It’s widely realised that sugar plays a big part in the taste and quality of several products so when removing sugar content, consideration should be taken over suitable replacements. Consumers are less than impressed with sugar being replaced with artificial alternatives with research showing that 72% are wary of artificial sweeteners. A proportion of consumers (40%) also state that they’d be put off by a brand that replaces sugar with artificial sweeteners. However, there is willingness to try alternative but natural sweeteners including honey, dried fruit and plant-based sweeteners.
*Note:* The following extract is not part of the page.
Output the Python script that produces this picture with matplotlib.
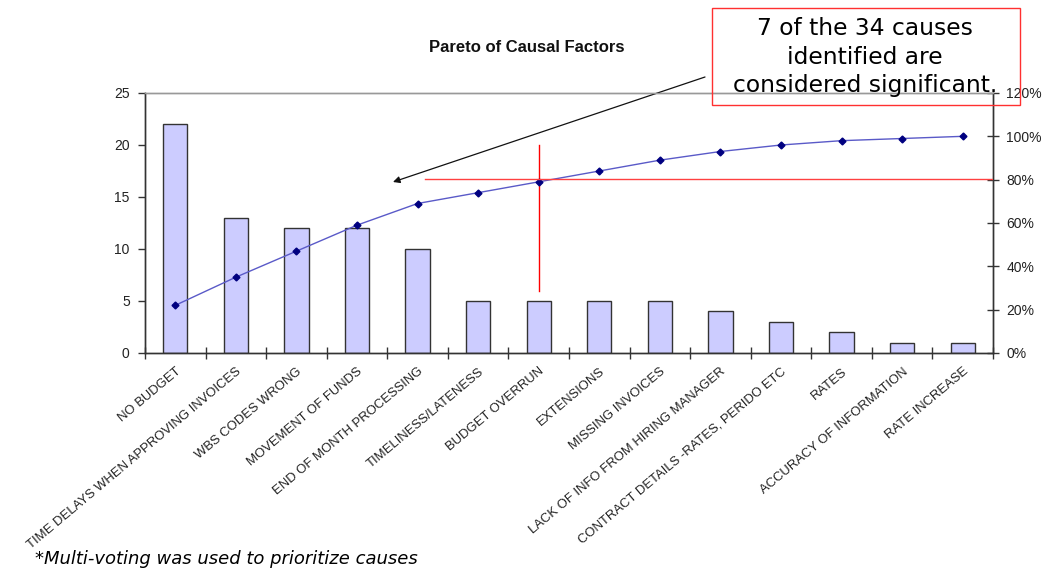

This impact is extending to the younger generation as parents grow increasingly concerned about what their kids are eating. Knowing that sweet snacks are appealing to their little ones, parents are looking for manufacturers to come up with suitable alternatives. Of those asked, 51% of parents would like to see versions of their children’s favourite snacks with no added sugar. In response to these concerns, the government’s childhood obesity report also outlines plans to focus on products aimed at babies and young children in the future.  These demands are driving innovative solutions. For example, a well-known confectionery manufacturer has launched a 30% reduced sugar version one of their sweet brands using inulin, a plant-based sugar replacement.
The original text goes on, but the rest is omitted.